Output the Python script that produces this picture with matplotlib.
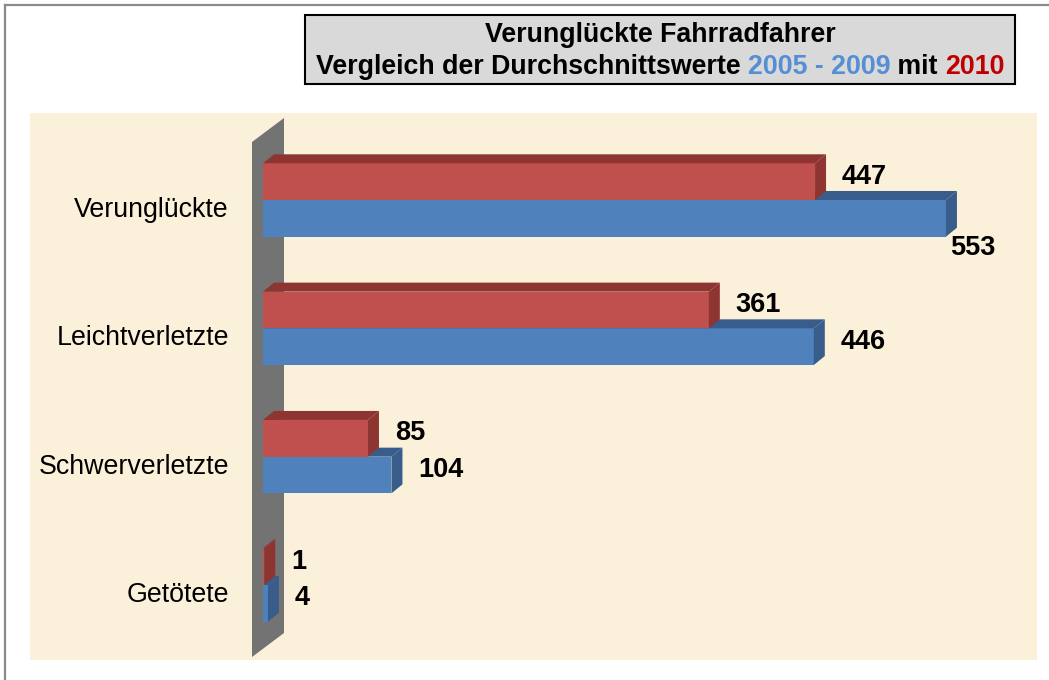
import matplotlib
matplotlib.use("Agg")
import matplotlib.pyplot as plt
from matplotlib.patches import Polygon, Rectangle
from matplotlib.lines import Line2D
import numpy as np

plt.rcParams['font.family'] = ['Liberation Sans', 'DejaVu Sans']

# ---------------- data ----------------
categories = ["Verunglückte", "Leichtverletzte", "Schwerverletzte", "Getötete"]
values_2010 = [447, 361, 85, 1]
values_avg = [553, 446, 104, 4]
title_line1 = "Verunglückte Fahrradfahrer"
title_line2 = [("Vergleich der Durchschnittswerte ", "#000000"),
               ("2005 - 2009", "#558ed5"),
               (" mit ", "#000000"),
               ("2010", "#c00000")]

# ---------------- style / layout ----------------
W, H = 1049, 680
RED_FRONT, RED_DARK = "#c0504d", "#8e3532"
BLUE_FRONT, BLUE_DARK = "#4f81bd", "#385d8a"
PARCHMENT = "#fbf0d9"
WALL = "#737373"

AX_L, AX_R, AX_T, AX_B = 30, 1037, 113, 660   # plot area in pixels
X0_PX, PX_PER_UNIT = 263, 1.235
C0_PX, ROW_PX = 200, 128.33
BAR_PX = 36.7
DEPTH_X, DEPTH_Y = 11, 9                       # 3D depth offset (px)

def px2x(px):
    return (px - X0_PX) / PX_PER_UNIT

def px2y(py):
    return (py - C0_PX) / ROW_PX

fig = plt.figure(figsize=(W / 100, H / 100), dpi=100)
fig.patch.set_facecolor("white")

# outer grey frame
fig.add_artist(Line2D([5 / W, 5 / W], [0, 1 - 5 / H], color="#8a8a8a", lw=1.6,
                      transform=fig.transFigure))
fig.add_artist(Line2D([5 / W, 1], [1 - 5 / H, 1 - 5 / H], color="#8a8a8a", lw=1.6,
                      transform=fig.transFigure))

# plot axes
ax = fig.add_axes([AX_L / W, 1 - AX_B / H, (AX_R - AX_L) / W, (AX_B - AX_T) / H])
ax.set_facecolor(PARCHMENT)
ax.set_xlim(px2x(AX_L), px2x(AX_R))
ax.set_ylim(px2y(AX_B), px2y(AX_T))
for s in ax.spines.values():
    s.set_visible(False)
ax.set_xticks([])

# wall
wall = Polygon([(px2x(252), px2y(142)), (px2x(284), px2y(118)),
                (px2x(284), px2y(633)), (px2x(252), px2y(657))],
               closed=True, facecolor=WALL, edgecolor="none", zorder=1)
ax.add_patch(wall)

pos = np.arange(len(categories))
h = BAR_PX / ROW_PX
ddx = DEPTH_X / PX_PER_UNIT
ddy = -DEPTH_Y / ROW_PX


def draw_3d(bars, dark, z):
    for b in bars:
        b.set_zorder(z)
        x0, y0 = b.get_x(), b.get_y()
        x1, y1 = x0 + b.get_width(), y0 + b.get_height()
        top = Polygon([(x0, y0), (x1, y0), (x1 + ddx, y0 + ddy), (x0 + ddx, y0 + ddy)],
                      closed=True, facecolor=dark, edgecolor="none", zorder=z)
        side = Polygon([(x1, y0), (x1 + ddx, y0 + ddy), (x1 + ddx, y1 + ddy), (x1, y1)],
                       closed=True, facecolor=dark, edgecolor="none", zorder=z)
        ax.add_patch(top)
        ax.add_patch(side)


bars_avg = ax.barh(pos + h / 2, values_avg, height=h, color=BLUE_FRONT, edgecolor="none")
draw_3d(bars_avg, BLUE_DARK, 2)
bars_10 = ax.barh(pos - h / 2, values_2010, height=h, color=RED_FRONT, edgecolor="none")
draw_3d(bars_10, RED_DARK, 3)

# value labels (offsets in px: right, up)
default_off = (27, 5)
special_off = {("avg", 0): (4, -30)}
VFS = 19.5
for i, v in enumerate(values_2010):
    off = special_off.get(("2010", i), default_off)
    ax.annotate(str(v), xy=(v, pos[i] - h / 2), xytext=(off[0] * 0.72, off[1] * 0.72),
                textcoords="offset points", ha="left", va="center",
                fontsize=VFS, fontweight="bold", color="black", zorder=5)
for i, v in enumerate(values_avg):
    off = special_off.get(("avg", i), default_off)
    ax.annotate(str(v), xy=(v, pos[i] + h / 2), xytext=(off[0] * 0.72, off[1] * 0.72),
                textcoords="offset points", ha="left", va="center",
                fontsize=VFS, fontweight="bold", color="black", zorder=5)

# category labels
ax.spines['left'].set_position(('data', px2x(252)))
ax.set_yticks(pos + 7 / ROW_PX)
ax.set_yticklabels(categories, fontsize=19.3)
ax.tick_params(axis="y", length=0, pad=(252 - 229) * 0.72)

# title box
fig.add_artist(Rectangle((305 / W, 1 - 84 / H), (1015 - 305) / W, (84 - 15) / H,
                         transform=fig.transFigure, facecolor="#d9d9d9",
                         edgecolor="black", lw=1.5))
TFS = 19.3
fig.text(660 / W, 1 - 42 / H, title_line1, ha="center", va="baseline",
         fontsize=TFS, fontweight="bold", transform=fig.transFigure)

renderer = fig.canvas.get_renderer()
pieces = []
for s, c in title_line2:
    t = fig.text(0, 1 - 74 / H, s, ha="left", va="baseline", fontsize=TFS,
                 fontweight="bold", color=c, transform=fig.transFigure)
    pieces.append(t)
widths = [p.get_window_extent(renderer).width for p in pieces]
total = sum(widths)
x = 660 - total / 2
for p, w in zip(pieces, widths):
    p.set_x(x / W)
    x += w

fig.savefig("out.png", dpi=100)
⁂
Transcribe the whole listing exactly. Pictures are excluded.

Output for this exercise:
Output the Python script that produces this picture with matplotlib.
import matplotlib
matplotlib.use("Agg")
import matplotlib.pyplot as plt
from matplotlib.patches import Polygon, Rectangle
from matplotlib.lines import Line2D
import numpy as np

plt.rcParams['font.family'] = ['Liberation Sans', 'DejaVu Sans']

# ---------------- data ----------------
categories = ["Verunglückte", "Leichtverletzte", "Schwerverletzte", "Getötete"]
values_2010 = [447, 361, 85, 1]
values_avg = [553, 446, 104, 4]
title_line1 = "Verunglückte Fahrradfahrer"
title_line2 = [("Vergleich der Durchschnittswerte ", "#000000"),
               ("2005 - 2009", "#558ed5"),
               (" mit ", "#000000"),
               ("2010", "#c00000")]

# ---------------- style / layout ----------------
W, H = 1049, 680
RED_FRONT, RED_DARK = "#c0504d", "#8e3532"
BLUE_FRONT, BLUE_DARK = "#4f81bd", "#385d8a"
PARCHMENT = "#fbf0d9"
WALL = "#737373"

AX_L, AX_R, AX_T, AX_B = 30, 1037, 113, 660   # plot area in pixels
X0_PX, PX_PER_UNIT = 263, 1.235
C0_PX, ROW_PX = 200, 128.33
BAR_PX = 36.7
DEPTH_X, DEPTH_Y = 11, 9                       # 3D depth offset (px)

def px2x(px):
    return (px - X0_PX) / PX_PER_UNIT

def px2y(py):
    return (py - C0_PX) / ROW_PX

fig = plt.figure(figsize=(W / 100, H / 100), dpi=100)
fig.patch.set_facecolor("white")

# outer grey frame
fig.add_artist(Line2D([5 / W, 5 / W], [0, 1 - 5 / H], color="#8a8a8a", lw=1.6,
                      transform=fig.transFigure))
fig.add_artist(Line2D([5 / W, 1], [1 - 5 / H, 1 - 5 / H], color="#8a8a8a", lw=1.6,
                      transform=fig.transFigure))

# plot axes
ax = fig.add_axes([AX_L / W, 1 - AX_B / H, (AX_R - AX_L) / W, (AX_B - AX_T) / H])
ax.set_facecolor(PARCHMENT)
ax.set_xlim(px2x(AX_L), px2x(AX_R))
ax.set_ylim(px2y(AX_B), px2y(AX_T))
for s in ax.spines.values():
    s.set_visible(False)
ax.set_xticks([])

# wall
wall = Polygon([(px2x(252), px2y(142)), (px2x(284), px2y(118)),
                (px2x(284), px2y(633)), (px2x(252), px2y(657))],
               closed=True, facecolor=WALL, edgecolor="none", zorder=1)
ax.add_patch(wall)

pos = np.arange(len(categories))
h = BAR_PX / ROW_PX
ddx = DEPTH_X / PX_PER_UNIT
ddy = -DEPTH_Y / ROW_PX


def draw_3d(bars, dark, z):
    for b in bars:
        b.set_zorder(z)
        x0, y0 = b.get_x(), b.get_y()
        x1, y1 = x0 + b.get_width(), y0 + b.get_height()
        top = Polygon([(x0, y0), (x1, y0), (x1 + ddx, y0 + ddy), (x0 + ddx, y0 + ddy)],
                      closed=True, facecolor=dark, edgecolor="none", zorder=z)
        side = Polygon([(x1, y0), (x1 + ddx, y0 + ddy), (x1 + ddx, y1 + ddy), (x1, y1)],
                       closed=True, facecolor=dark, edgecolor="none", zorder=z)
        ax.add_patch(top)
        ax.add_patch(side)


bars_avg = ax.barh(pos + h / 2, values_avg, height=h, color=BLUE_FRONT, edgecolor="none")
draw_3d(bars_avg, BLUE_DARK, 2)
bars_10 = ax.barh(pos - h / 2, values_2010, height=h, color=RED_FRONT, edgecolor="none")
draw_3d(bars_10, RED_DARK, 3)

# value labels (offsets in px: right, up)
default_off = (27, 5)
special_off = {("avg", 0): (4, -30)}
VFS = 19.5
for i, v in enumerate(values_2010):
    off = special_off.get(("2010", i), default_off)
    ax.annotate(str(v), xy=(v, pos[i] - h / 2), xytext=(off[0] * 0.72, off[1] * 0.72),
                textcoords="offset points", ha="left", va="center",
                fontsize=VFS, fontweight="bold", color="black", zorder=5)
for i, v in enumerate(values_avg):
    off = special_off.get(("avg", i), default_off)
    ax.annotate(str(v), xy=(v, pos[i] + h / 2), xytext=(off[0] * 0.72, off[1] * 0.72),
                textcoords="offset points", ha="left", va="center",
                fontsize=VFS, fontweight="bold", color="black", zorder=5)

# category labels
ax.spines['left'].set_position(('data', px2x(252)))
ax.set_yticks(pos + 7 / ROW_PX)
ax.set_yticklabels(categories, fontsize=19.3)
ax.tick_params(axis="y", length=0, pad=(252 - 229) * 0.72)

# title box
fig.add_artist(Rectangle((305 / W, 1 - 84 / H), (1015 - 305) / W, (84 - 15) / H,
                         transform=fig.transFigure, facecolor="#d9d9d9",
                         edgecolor="black", lw=1.5))
TFS = 19.3
fig.text(660 / W, 1 - 42 / H, title_line1, ha="center", va="baseline",
         fontsize=TFS, fontweight="bold", transform=fig.transFigure)

renderer = fig.canvas.get_renderer()
pieces = []
for s, c in title_line2:
    t = fig.text(0, 1 - 74 / H, s, ha="left", va="baseline", fontsize=TFS,
                 fontweight="bold", color=c, transform=fig.transFigure)
    pieces.append(t)
widths = [p.get_window_extent(renderer).width for p in pieces]
total = sum(widths)
x = 660 - total / 2
for p, w in zip(pieces, widths):
    p.set_x(x / W)
    x += w

fig.savefig("out.png", dpi=100)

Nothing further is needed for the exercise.